CDC: You can take your mask off if you’re fully vaccinated
AMATEUR VENTRILOQUIST: Goddammit
Is hitting yourself in the face when you open your car door considered “hot”? Say yes.
Um, my eyes are up here.
-giraffes
Asked for Cheez-its
Wife buys Cheese Nips
Now she’s sitting in the corner thinking about what she did.

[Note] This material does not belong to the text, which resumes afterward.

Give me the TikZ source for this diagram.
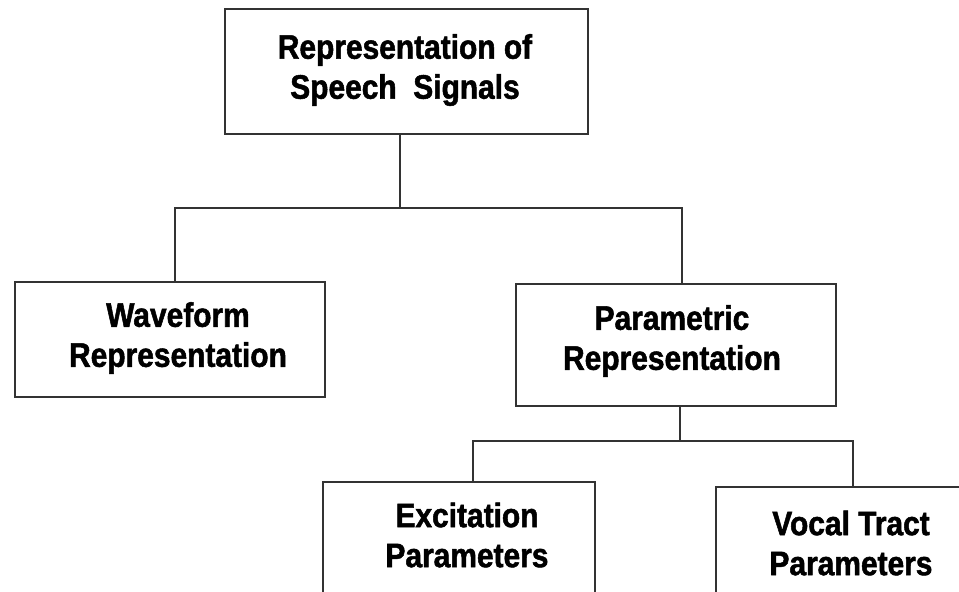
\documentclass[tikz,border=0pt]{standalone}
\usepackage{fontspec}
\setmainfont{Liberation Sans}
% heavy, slightly condensed face for the captions
\newfontfamily\capfont{Liberation Sans}[BoldFeatures={FakeStretch=0.88,FakeBold=1.5}]
\begin{document}
\begin{tikzpicture}[x=1pt,y=-1pt,
  box/.style={draw=black!80, line width=1.3pt, rectangle, inner sep=0pt},
  lbl/.style={align=center, inner sep=0pt,
    font=\capfont\fontsize{34}{40}\selectfont\bfseries},
  wire/.style={draw=black!80, line width=1.3pt}]
  \useasboundingbox (0,0) rectangle (959,592);

  % boxes of the hierarchy
  \node[box, minimum width=363pt, minimum height=125pt] (top)   at (406.5,71.5) {};
  \node[box, minimum width=310pt, minimum height=115pt] (wave)  at (170,339.5) {};
  \node[box, minimum width=320pt, minimum height=122pt] (param) at (676,345) {};
  \node[box, minimum width=272pt, minimum height=158pt] (exc)   at (459,561) {};
  \node[box, minimum width=284pt, minimum height=153pt] (vocal) at (858,563.5) {};

  % captions
  \node[lbl] (topT)   at (405,70)  {Representation of\\Speech\ \ Signals};
  \node[lbl] (waveT)  at (178,338) {Waveform\\Representation};
  \node[lbl] (paramT) at (672,341) {Parametric\\Representation};
  \node[lbl] (excT)   at (467,535) {Excitation\\Parameters};
  \node[lbl] (vocalT) at (851,543) {Vocal Tract\\Parameters};

  % first level of branches
  \coordinate (busA)  at (400,208);
  \coordinate (busAl) at (175,208);
  \coordinate (busAr) at (682,208);
  \draw[wire] (top.south -| busA) -- (busA);
  \draw[wire] (wave.north -| busAl) -- (busAl) -- (busAr) -- (param.north -| busAr);

  % second level of branches
  \coordinate (busB)  at (680,441);
  \coordinate (busBl) at (473,441);
  \coordinate (busBr) at (853,441);
  \draw[wire] (param.south -| busB) -- (busB);
  \draw[wire] (exc.north -| busBl) -- (busBl) -- (busBr) -- (vocal.north -| busBr);
\end{tikzpicture}
\end{document}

Imagine being the roommate of someone who was abducted by aliens and having to live knowing aliens were completely uninterested in the opportunity to probe you
Jellyfish 1: i’m so lonely
Jellyfish 2: you should try dating
Jellyfish 1: idk maybe
Jellyfish 2: *motions to cute girl* i think she’s flirting with you
Jellyfish 1: *enamoured* who is she?
Plastic bag:
Let’s find out what pisses the crickets off and do THAT during the day
Update on my fitness journey: at the farmers’ market my wife handed me a bag of celery and said, “careful, it’s heavy.”
[Toy Story 5: The College Years]
girl: do I give you a woody?Andy: don’t– hey, don’t call it that
Survival Tip: When flipping off your wife behind her back…
Make sure she’s not standing in front of a mirror.
Dads love saying, “I can see 3 eggs from where I’m standing that you haven’t found yet.”